The task: Leave out the pictures, and write out exactly the lines from the beginning of the material to the line holding "import pandas as pd", that line included, and nothing else.

Data provided:
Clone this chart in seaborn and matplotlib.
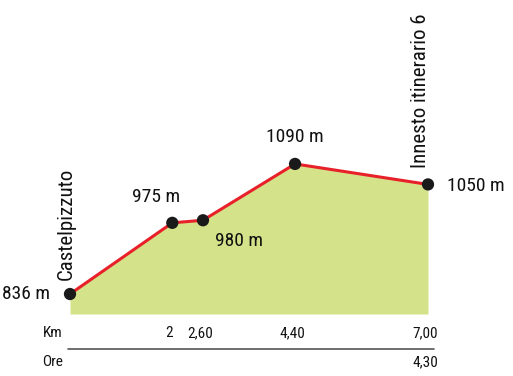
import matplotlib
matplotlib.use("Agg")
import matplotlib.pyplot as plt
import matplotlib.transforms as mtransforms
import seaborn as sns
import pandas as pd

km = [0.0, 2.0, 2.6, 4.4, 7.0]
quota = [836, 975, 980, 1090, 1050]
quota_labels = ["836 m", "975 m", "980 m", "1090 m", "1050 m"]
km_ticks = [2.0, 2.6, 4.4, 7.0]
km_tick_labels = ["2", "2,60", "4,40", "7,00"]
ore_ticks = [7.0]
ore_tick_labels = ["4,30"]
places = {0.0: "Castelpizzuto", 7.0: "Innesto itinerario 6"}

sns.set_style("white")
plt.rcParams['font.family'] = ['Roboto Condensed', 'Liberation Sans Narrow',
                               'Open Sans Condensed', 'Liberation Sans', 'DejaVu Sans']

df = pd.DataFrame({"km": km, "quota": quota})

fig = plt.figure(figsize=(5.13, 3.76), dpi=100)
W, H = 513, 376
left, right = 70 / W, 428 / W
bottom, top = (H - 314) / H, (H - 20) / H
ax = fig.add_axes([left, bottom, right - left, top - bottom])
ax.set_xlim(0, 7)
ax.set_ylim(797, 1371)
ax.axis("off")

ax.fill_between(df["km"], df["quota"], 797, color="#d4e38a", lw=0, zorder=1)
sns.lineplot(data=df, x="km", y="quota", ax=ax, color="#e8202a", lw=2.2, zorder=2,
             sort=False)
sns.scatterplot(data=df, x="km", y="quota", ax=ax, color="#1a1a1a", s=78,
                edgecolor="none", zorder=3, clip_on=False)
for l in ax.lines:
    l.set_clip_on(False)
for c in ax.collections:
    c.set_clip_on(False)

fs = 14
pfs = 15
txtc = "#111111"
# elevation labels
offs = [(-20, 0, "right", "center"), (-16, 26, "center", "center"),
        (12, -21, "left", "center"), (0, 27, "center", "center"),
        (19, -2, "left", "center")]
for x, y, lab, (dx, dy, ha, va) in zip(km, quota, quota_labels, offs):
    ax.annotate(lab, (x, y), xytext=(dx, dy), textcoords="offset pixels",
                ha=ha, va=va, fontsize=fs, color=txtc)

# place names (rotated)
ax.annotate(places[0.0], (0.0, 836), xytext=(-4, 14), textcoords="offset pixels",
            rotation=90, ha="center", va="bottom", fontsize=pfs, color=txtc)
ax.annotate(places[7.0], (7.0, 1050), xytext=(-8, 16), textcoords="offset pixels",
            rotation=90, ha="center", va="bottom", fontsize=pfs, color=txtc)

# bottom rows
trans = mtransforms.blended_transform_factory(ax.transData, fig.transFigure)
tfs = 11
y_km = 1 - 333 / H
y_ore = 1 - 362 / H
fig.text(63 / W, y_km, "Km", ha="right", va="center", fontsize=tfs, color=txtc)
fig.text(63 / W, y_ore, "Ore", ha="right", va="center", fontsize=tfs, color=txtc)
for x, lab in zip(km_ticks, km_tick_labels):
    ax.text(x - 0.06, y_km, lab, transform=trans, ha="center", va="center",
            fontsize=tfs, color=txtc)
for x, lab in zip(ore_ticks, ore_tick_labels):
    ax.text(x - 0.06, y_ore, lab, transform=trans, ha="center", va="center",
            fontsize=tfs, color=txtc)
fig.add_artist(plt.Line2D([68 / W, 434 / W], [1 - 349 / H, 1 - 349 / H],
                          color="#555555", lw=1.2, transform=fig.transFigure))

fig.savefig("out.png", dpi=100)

Result below:
Clone this chart in seaborn and matplotlib.
import matplotlib
matplotlib.use("Agg")
import matplotlib.pyplot as plt
import matplotlib.transforms as mtransforms
import seaborn as sns
import pandas as pd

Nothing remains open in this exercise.